* [GIVEN EXERCISE]
In the entries, find all lines that hold the word "this" and copy them.

* [SUPPLIED ENTRIES]
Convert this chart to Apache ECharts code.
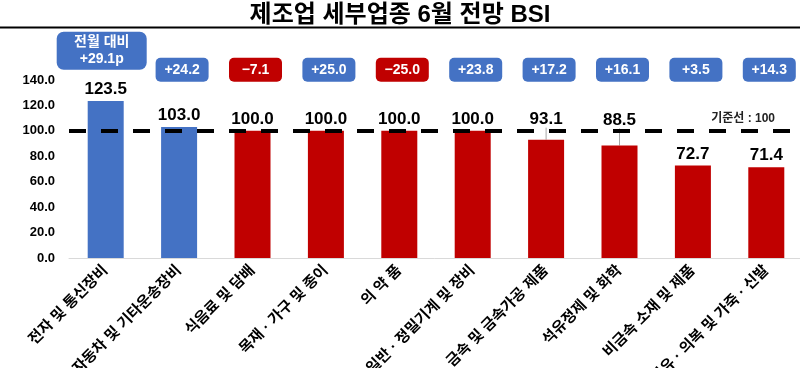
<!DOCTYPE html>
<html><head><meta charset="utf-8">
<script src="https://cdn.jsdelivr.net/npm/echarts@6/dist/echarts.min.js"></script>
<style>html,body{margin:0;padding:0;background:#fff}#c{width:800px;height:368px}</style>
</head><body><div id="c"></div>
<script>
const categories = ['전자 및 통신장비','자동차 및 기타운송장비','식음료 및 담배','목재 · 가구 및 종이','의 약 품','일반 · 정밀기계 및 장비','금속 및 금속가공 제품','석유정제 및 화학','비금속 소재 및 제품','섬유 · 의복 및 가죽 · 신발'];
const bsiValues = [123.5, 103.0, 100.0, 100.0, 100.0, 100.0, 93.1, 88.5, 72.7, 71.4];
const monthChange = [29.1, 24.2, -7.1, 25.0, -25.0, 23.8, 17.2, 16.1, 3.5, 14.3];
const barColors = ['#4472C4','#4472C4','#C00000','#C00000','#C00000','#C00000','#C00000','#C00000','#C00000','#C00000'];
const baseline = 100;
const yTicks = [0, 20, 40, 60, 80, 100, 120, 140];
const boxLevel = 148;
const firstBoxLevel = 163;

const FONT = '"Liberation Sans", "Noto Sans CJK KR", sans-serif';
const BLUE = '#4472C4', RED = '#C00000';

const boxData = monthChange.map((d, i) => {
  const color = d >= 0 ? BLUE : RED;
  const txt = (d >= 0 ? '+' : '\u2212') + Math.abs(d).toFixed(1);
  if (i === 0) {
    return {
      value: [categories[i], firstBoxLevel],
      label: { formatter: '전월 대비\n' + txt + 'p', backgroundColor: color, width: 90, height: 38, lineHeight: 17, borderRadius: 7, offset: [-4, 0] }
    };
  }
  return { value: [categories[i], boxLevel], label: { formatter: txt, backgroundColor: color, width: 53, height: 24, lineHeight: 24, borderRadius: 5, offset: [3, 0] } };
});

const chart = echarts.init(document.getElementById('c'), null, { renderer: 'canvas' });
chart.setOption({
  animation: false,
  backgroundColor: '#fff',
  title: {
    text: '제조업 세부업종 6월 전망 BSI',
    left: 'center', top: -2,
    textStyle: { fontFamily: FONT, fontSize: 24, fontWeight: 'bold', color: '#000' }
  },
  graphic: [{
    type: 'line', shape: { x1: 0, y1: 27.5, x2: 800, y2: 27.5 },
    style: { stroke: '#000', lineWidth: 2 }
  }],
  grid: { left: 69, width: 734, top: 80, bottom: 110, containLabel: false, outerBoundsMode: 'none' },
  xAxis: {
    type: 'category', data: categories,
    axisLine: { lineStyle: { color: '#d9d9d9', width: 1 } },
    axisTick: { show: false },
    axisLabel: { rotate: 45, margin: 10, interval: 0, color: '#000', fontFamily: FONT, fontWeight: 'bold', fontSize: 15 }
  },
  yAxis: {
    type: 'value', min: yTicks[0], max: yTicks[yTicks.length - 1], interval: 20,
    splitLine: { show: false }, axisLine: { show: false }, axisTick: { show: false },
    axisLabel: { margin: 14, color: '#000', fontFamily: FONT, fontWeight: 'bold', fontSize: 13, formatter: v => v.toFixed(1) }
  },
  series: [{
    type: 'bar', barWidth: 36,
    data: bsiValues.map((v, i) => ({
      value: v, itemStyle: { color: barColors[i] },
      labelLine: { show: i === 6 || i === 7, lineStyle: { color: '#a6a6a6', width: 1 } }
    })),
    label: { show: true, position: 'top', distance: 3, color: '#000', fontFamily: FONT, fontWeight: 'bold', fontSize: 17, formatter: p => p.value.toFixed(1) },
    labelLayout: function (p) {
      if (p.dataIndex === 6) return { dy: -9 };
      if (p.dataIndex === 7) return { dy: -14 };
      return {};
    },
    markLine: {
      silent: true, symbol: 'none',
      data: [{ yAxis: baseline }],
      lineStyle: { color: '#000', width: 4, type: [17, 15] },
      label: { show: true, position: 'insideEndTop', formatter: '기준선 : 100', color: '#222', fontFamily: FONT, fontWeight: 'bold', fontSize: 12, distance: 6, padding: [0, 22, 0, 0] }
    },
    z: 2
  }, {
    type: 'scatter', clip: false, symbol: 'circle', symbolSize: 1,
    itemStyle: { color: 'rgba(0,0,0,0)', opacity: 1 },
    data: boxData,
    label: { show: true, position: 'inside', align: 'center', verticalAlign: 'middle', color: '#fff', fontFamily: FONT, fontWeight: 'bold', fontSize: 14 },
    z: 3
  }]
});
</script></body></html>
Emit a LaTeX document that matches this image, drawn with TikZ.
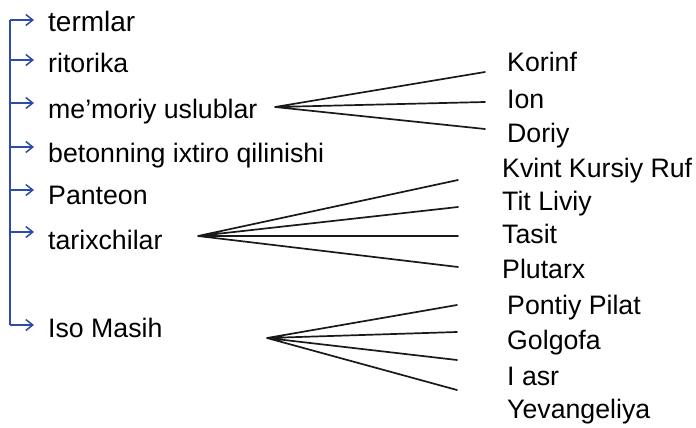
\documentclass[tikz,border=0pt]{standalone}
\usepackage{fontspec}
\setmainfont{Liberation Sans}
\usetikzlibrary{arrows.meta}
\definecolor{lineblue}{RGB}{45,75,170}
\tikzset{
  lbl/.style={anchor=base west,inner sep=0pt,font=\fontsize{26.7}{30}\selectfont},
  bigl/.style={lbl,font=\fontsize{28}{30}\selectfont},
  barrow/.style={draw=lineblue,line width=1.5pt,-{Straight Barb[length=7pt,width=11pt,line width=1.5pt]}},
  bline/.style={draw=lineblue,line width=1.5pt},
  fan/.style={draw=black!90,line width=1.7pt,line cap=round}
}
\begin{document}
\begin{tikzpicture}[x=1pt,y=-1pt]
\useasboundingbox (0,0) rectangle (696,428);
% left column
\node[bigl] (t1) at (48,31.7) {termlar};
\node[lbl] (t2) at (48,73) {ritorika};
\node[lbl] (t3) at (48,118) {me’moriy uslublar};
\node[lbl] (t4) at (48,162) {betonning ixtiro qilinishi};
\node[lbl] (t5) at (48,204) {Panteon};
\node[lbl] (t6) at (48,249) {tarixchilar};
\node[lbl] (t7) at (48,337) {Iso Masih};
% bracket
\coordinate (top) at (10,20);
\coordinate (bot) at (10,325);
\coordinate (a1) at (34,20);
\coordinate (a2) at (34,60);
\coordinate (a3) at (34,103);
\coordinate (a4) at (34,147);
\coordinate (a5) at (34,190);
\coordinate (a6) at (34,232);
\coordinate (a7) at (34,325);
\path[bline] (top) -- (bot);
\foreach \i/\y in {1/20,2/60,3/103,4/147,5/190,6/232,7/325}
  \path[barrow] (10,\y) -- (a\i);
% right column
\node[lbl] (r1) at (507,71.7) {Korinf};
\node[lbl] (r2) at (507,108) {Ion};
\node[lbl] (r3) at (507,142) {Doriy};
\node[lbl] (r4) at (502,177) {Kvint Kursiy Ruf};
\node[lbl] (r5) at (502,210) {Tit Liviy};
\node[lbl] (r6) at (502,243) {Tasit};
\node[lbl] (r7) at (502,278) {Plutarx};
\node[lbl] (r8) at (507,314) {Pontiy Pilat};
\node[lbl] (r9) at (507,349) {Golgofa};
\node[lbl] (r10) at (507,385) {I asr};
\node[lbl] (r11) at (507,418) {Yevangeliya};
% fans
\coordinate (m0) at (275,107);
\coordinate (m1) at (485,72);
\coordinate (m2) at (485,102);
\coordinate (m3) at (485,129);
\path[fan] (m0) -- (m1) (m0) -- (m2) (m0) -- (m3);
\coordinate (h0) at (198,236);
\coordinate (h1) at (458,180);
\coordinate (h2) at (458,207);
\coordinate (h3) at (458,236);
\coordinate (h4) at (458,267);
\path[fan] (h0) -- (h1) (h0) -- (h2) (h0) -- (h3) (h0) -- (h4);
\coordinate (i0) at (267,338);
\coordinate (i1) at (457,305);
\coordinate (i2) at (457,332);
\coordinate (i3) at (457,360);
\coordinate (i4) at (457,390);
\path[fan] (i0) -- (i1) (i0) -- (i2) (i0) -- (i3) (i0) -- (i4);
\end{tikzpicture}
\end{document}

* [TASK ANSWER]
Convert this chart to Apache ECharts code.
Emit a LaTeX document that matches this image, drawn with TikZ.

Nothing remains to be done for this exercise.